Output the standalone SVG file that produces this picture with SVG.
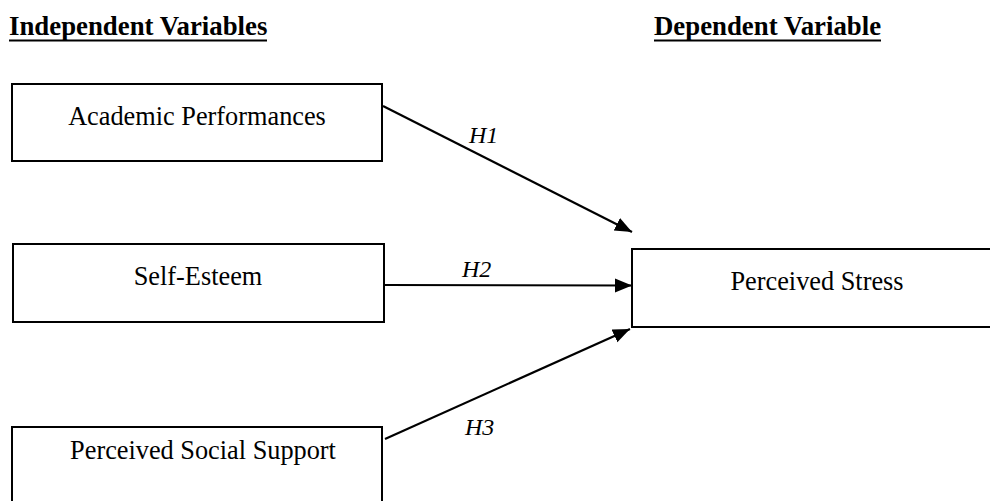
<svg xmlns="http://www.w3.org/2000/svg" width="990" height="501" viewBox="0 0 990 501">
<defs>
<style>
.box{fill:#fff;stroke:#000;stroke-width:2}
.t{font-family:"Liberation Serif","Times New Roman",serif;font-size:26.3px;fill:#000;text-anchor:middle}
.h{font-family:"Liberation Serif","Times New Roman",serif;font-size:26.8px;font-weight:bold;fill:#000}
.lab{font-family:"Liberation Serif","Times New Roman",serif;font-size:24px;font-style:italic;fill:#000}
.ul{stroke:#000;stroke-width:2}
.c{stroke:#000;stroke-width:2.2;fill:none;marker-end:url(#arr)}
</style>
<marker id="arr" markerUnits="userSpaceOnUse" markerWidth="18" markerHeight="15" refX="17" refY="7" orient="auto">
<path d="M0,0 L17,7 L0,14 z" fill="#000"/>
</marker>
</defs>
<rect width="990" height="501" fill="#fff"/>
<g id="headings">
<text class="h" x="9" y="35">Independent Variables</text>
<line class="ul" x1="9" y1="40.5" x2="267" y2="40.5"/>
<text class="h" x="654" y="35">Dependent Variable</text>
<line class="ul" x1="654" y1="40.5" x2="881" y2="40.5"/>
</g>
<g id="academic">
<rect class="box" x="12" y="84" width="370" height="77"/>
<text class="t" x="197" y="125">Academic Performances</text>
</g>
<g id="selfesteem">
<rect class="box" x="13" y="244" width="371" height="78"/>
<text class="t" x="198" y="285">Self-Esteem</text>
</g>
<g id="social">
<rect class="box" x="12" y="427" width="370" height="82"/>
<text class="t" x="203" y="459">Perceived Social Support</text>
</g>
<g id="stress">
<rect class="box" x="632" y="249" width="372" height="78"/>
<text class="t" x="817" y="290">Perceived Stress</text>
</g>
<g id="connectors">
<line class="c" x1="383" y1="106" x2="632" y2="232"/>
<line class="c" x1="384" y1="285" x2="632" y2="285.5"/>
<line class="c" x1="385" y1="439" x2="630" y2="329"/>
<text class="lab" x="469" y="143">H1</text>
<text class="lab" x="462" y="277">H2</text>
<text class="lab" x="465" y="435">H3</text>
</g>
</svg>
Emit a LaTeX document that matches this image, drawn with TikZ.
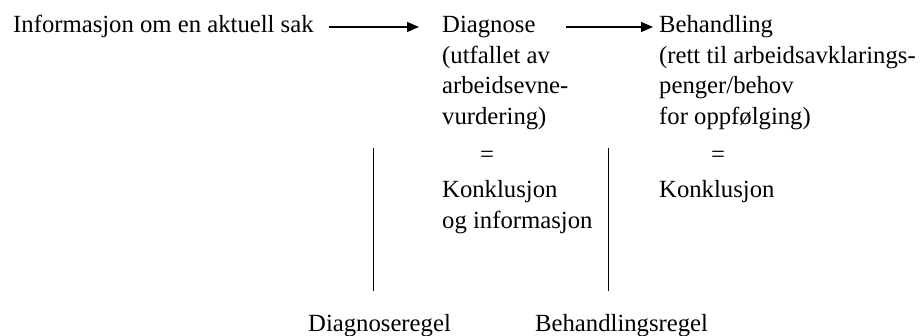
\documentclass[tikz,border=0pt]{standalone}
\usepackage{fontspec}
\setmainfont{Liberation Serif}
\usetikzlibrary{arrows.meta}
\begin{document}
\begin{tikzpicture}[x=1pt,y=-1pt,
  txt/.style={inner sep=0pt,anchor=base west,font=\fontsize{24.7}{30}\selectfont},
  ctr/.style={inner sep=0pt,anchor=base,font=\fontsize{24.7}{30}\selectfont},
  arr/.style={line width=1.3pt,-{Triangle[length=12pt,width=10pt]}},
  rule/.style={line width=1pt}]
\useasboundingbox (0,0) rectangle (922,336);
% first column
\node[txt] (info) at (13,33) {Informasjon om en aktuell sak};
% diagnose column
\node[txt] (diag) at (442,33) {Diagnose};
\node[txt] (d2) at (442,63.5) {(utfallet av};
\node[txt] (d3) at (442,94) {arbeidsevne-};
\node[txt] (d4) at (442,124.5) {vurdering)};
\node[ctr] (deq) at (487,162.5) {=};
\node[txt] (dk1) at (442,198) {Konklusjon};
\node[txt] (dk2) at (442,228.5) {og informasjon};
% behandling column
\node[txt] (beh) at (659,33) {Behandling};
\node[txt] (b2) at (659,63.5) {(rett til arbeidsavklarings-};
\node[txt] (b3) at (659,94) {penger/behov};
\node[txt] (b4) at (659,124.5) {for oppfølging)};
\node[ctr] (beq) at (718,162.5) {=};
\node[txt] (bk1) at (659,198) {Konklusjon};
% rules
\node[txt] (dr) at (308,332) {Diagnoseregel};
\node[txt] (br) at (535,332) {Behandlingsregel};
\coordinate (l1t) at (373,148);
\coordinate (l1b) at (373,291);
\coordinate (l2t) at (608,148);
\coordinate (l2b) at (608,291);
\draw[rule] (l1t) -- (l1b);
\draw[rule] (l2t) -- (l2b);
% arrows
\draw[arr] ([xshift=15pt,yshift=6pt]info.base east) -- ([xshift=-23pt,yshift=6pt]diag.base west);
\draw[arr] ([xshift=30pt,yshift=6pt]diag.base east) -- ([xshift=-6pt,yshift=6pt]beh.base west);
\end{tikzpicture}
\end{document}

■ ■ ■ ■ ■ ■ ■

Pull every line holding "that" out of the records.

Correct answer:
Output the standalone SVG file that produces this picture with SVG.
Emit a LaTeX document that matches this image, drawn with TikZ.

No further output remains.